[PROMPT]: Send back exactly the lines from the opening line of the records below through the one with "-1.66, -2.71, -2.90];".

[DATA EXTRACT]:
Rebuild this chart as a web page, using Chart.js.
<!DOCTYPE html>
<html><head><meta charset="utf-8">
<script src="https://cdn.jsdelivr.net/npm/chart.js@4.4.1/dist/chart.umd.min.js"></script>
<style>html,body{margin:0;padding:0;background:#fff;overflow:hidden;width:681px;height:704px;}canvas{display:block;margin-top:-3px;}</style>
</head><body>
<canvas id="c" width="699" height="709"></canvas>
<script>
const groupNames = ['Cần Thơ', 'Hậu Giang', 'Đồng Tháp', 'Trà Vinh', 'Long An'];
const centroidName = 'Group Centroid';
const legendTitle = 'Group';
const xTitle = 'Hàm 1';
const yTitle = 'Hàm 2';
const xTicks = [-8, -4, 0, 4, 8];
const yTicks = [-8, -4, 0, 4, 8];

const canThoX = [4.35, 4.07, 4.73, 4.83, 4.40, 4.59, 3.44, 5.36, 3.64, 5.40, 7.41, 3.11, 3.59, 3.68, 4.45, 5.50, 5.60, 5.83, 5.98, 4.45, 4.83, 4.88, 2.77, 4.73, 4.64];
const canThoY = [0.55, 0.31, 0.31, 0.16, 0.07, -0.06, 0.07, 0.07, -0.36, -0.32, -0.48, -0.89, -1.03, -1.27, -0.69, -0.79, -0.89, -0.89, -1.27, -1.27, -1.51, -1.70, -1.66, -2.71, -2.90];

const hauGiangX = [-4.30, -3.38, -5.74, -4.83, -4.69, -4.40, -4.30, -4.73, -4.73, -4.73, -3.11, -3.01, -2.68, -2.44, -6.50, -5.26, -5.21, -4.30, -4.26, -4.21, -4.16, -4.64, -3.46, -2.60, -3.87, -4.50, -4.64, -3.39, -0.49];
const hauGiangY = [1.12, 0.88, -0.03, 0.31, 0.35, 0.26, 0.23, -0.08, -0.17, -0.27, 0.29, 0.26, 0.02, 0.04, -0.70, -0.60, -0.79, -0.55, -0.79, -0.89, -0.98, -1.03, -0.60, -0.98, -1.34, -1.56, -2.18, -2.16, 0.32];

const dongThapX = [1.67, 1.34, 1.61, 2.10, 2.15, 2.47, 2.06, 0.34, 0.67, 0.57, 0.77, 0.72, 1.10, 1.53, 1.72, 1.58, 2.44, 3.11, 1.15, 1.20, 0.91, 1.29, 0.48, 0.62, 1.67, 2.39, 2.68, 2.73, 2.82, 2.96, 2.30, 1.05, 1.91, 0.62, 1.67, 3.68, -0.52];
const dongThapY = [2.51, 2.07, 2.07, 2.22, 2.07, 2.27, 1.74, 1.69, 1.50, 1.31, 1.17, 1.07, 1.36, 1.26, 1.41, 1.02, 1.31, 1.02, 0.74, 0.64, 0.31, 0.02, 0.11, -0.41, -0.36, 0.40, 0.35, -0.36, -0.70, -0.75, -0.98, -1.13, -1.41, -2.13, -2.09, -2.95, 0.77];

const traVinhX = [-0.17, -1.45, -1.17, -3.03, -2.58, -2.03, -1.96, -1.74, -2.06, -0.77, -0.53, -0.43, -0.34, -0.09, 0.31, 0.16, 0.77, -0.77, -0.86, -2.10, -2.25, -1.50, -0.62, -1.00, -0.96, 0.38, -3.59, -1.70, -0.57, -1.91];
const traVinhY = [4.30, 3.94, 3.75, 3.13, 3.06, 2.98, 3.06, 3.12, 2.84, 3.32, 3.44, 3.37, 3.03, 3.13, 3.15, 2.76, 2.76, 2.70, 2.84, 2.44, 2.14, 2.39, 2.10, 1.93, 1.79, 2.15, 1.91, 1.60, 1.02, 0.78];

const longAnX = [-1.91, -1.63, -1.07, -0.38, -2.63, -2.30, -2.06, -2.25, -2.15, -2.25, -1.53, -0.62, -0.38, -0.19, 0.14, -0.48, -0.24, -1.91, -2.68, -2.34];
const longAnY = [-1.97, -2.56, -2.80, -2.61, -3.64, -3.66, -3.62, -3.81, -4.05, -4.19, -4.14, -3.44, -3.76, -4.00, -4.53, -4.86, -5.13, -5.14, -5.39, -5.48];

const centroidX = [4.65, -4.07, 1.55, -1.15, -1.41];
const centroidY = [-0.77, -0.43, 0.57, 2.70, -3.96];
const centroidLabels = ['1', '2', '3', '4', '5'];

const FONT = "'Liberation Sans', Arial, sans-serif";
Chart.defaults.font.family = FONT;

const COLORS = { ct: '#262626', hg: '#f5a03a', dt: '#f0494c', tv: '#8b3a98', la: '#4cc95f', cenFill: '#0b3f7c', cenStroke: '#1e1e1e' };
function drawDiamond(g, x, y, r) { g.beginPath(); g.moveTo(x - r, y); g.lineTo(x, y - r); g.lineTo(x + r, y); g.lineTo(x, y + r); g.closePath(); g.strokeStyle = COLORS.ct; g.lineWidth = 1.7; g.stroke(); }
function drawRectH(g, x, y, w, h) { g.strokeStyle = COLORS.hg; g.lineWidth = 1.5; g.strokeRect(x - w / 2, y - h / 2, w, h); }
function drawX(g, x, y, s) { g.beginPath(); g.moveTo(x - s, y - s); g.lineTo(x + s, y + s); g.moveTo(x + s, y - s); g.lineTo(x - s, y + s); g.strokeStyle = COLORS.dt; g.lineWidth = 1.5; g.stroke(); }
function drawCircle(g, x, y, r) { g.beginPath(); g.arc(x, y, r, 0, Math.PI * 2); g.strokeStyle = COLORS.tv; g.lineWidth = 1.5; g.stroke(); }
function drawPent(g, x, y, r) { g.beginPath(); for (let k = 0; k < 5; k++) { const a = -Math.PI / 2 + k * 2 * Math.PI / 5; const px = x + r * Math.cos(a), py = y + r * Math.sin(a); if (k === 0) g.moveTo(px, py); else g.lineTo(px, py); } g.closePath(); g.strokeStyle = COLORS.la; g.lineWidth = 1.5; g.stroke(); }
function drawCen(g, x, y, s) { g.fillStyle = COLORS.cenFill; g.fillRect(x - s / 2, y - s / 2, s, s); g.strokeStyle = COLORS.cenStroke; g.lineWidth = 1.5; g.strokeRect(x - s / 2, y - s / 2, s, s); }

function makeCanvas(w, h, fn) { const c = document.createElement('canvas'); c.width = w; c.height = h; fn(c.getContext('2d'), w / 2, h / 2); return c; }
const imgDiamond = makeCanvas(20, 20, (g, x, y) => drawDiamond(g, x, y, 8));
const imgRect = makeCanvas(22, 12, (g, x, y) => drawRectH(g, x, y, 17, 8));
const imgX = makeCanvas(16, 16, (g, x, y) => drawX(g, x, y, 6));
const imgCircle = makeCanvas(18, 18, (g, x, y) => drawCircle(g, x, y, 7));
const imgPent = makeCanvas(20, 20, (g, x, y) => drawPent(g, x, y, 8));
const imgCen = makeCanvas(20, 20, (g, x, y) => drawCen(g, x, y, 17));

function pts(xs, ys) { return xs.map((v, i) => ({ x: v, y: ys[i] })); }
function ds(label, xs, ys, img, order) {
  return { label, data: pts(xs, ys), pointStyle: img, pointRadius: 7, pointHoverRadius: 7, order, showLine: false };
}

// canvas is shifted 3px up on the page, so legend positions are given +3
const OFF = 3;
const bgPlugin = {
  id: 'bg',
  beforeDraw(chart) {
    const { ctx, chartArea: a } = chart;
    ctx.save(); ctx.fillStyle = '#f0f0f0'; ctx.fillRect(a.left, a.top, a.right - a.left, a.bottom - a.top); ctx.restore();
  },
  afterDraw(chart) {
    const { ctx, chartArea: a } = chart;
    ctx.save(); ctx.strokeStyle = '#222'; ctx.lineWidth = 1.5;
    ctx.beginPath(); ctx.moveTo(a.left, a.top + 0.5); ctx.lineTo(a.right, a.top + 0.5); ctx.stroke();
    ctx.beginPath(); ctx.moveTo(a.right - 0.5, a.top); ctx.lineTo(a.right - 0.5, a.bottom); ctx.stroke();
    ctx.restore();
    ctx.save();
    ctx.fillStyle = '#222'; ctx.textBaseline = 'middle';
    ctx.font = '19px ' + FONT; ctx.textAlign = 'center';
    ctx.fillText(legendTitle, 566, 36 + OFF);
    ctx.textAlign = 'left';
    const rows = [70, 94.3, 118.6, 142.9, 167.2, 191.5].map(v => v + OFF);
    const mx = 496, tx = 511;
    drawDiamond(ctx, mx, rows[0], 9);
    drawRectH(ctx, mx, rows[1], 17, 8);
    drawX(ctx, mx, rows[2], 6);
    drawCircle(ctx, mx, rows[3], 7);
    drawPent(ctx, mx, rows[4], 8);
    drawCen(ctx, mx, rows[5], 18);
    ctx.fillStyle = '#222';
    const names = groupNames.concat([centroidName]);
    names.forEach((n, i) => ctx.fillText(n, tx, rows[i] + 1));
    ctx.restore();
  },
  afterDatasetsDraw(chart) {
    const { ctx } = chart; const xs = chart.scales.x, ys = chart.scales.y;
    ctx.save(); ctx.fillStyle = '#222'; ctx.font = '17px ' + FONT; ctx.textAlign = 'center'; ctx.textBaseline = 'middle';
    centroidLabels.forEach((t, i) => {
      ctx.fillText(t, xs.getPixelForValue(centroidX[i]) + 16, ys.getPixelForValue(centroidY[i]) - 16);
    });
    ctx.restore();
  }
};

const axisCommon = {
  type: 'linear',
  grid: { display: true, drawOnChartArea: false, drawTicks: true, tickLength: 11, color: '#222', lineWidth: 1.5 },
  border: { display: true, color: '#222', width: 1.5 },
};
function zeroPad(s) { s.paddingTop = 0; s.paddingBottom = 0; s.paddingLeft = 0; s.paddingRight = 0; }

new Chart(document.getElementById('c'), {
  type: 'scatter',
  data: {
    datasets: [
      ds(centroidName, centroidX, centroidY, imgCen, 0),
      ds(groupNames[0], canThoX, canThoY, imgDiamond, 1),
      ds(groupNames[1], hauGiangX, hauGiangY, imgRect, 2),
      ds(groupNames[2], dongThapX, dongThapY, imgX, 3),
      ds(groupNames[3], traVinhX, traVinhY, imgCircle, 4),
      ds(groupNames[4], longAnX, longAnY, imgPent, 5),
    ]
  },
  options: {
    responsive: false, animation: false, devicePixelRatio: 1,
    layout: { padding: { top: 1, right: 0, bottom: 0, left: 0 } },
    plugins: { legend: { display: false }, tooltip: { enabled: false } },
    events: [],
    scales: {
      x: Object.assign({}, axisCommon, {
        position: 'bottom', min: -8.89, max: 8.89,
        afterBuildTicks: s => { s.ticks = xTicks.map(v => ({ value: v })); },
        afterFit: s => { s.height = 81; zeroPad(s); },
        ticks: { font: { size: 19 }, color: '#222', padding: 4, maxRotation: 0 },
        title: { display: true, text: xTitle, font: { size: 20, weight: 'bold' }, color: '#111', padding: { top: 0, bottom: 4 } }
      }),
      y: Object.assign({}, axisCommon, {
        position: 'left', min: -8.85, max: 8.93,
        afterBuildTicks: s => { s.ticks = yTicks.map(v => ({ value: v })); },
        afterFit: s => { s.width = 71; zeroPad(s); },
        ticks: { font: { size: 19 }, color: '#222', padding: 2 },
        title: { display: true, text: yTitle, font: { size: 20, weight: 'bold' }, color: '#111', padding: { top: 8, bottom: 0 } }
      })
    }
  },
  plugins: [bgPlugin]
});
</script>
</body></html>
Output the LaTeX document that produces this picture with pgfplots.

[ANSWER TO THIS EXERCISE]:
Rebuild this chart as a web page, using Chart.js.
<!DOCTYPE html>
<html><head><meta charset="utf-8">
<script src="https://cdn.jsdelivr.net/npm/chart.js@4.4.1/dist/chart.umd.min.js"></script>
<style>html,body{margin:0;padding:0;background:#fff;overflow:hidden;width:681px;height:704px;}canvas{display:block;margin-top:-3px;}</style>
</head><body>
<canvas id="c" width="699" height="709"></canvas>
<script>
const groupNames = ['Cần Thơ', 'Hậu Giang', 'Đồng Tháp', 'Trà Vinh', 'Long An'];
const centroidName = 'Group Centroid';
const legendTitle = 'Group';
const xTitle = 'Hàm 1';
const yTitle = 'Hàm 2';
const xTicks = [-8, -4, 0, 4, 8];
const yTicks = [-8, -4, 0, 4, 8];

const canThoX = [4.35, 4.07, 4.73, 4.83, 4.40, 4.59, 3.44, 5.36, 3.64, 5.40, 7.41, 3.11, 3.59, 3.68, 4.45, 5.50, 5.60, 5.83, 5.98, 4.45, 4.83, 4.88, 2.77, 4.73, 4.64];
const canThoY = [0.55, 0.31, 0.31, 0.16, 0.07, -0.06, 0.07, 0.07, -0.36, -0.32, -0.48, -0.89, -1.03, -1.27, -0.69, -0.79, -0.89, -0.89, -1.27, -1.27, -1.51, -1.70, -1.66, -2.71, -2.90];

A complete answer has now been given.